** start of Excerpted records **

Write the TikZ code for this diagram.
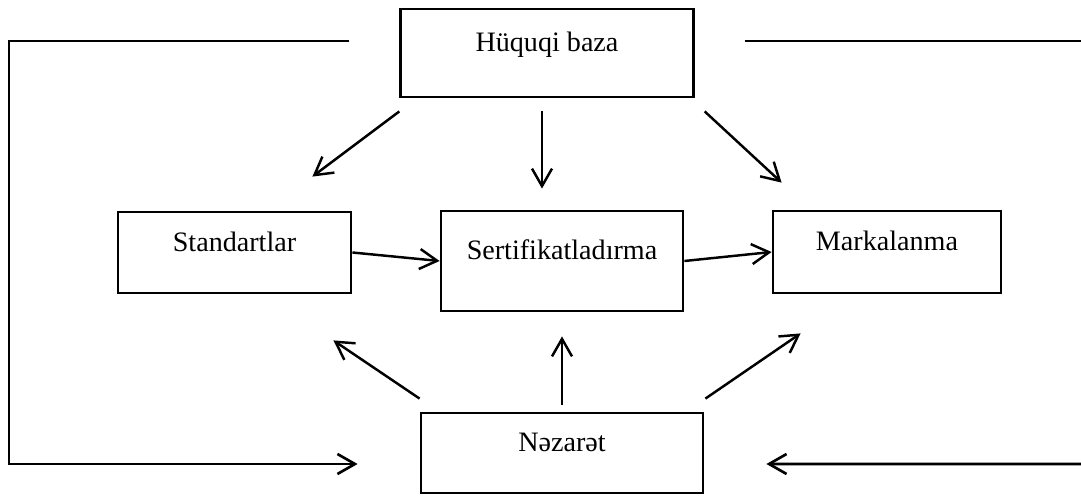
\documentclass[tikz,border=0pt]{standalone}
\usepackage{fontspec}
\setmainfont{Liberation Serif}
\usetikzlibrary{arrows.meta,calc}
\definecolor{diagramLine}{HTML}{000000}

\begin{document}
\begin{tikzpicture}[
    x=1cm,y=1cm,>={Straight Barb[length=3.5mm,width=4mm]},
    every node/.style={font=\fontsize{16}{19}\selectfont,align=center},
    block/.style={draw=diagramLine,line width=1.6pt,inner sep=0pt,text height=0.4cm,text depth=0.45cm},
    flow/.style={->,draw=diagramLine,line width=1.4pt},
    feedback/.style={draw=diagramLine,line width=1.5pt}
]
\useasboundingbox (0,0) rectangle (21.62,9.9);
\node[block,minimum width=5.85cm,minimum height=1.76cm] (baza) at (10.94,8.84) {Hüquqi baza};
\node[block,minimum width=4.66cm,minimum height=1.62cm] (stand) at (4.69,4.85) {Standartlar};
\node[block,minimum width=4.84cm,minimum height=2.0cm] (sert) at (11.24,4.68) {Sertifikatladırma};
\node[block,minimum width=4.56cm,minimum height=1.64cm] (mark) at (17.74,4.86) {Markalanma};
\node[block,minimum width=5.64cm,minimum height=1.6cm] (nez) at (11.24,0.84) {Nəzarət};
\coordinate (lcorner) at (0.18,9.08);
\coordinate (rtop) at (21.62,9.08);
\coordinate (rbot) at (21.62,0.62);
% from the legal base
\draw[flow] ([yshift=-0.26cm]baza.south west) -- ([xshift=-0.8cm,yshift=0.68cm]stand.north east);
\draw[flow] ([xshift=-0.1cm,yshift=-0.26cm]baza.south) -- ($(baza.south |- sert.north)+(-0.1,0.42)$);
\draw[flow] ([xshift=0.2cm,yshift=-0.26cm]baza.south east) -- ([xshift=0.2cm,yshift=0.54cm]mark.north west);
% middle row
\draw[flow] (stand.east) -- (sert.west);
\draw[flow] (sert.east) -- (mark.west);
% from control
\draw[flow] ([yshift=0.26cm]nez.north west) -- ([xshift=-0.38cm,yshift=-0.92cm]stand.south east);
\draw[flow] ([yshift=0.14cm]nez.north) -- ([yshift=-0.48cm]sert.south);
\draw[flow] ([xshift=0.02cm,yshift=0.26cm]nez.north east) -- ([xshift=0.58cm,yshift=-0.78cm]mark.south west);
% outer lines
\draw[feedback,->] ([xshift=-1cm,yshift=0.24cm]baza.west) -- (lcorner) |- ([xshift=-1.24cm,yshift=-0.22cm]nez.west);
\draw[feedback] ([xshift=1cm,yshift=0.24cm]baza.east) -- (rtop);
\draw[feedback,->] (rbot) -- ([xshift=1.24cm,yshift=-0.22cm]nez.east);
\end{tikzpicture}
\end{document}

** end of Excerpted records **
** start of Excerpted records **

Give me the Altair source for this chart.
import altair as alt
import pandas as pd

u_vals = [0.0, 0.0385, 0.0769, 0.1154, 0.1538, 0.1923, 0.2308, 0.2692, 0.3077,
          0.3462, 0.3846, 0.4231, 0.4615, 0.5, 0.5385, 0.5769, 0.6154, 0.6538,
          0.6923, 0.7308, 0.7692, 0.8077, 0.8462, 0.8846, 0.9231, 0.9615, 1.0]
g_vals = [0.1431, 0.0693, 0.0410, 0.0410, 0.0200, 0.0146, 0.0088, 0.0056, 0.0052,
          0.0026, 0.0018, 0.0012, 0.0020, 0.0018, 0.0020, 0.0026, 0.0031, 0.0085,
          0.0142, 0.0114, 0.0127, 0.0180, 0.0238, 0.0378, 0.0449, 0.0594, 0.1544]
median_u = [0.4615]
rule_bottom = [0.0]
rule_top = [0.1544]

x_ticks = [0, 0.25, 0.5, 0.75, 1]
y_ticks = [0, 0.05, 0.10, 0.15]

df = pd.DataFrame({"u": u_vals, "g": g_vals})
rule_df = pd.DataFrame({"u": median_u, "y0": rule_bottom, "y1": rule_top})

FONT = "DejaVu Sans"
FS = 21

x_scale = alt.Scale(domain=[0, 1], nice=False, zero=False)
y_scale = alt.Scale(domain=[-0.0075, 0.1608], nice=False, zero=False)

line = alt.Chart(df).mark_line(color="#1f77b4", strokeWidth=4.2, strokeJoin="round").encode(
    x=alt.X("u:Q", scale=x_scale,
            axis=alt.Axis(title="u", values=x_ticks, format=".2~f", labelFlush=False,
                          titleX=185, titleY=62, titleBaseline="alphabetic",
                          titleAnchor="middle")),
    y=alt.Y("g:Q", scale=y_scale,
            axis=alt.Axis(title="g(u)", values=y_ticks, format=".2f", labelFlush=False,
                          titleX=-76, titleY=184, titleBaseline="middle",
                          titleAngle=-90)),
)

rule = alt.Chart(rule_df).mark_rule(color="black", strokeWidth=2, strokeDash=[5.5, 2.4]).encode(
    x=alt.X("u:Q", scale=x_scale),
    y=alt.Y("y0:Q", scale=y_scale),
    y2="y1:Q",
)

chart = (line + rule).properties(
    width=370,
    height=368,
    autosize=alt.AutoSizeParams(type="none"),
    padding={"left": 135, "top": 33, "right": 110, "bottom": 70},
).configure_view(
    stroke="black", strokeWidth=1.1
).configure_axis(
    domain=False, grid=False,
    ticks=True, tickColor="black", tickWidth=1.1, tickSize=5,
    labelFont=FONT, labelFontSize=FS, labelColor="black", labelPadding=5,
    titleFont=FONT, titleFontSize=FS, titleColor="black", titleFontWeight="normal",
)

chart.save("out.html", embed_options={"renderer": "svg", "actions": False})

** end of Excerpted records **

Your answer should be a single number: how many lines in the data above include "this"?

2